If $X_n \to 0$ a.s. then this series converges for all $x > 0$. Let $(X_n)$ be a sequence of independent random variables such that $X_n \to 0$ almost surely. Prove that for every $x > 0$ we have $$\sum_{n=1}^\infty P(|X_n| \geq x) < \infty.$$
If $$\sum_{n=1}^\infty P(|X_n| \geq x) = \infty,$$ then BC gives that $P(|X_n| \geq x \text{ 
for infinitely many n}) = 1$. This implies that $X_n \not \to 0$ a.s., but this is not exactly the negative of the statement "$X_n \to 0$ a.s." Is there a way to fix this?
Edit: Is the converse result also valid btw? I think yes, but can I show this using a similar proof?
 A: Direct part: If $|X_n| >x$ i.o  then $X_n$ cannot tend to $0$.
Converse is also true and it follows from Bore-Cantelli Lemma: $\sum P(|X_n| >x)<\infty$ for all $x>0$ implies that for any $k$, $|X_n| \leq \frac 1 k$ for all $n$ sufficiently large, with probability $1$. This implies that $X_n \to 0$ almost surely.
A: You are right it is not the negation, but it is stronger, so it is alright.
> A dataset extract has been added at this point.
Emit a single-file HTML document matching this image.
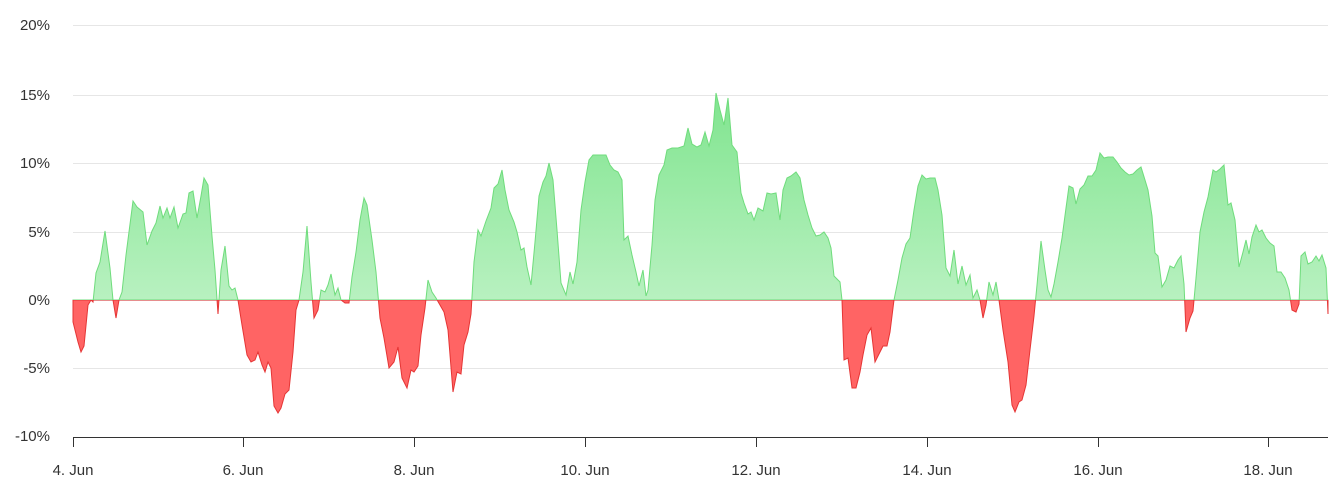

If you have almost surely that $X_n\not \to 0$, then you cannot have $X_n\to0$ almost surely. This contradicts your original assumption so you can conclude that the sum is finite.
The converse result is true. Indeed $\sum_{n=1}^\infty P(|X_n| \geq x)=\mathbb E[\sum_{n=1}^{+\infty}1_{\{\vert X_n\vert\ge x\}}]$. If the latter is finite, then $\sum_{n=1}^{+\infty}1_{\{\vert X_n\vert\ge x\}}$ is integrable and therefore almost surely finite. This implies that almost surely, $1_{\{\vert X_n\vert\ge x\}}\to0$ as $n\to+\infty$. Equivalently, $\vert X_n\vert<x$ for $n$ large enough (you could also have found that from the Borel-Cantelli lemma). You deduce that almost surely, for all $k\in\mathbb N^*$, for $n$ large enough, $\vert X_n\vert<\frac1k$. This implies that almost surely, $X_n\to0$ as $n\to+\infty$. Note that the independence of $(X_n)_{n\in\mathbb N}$ was not needed here.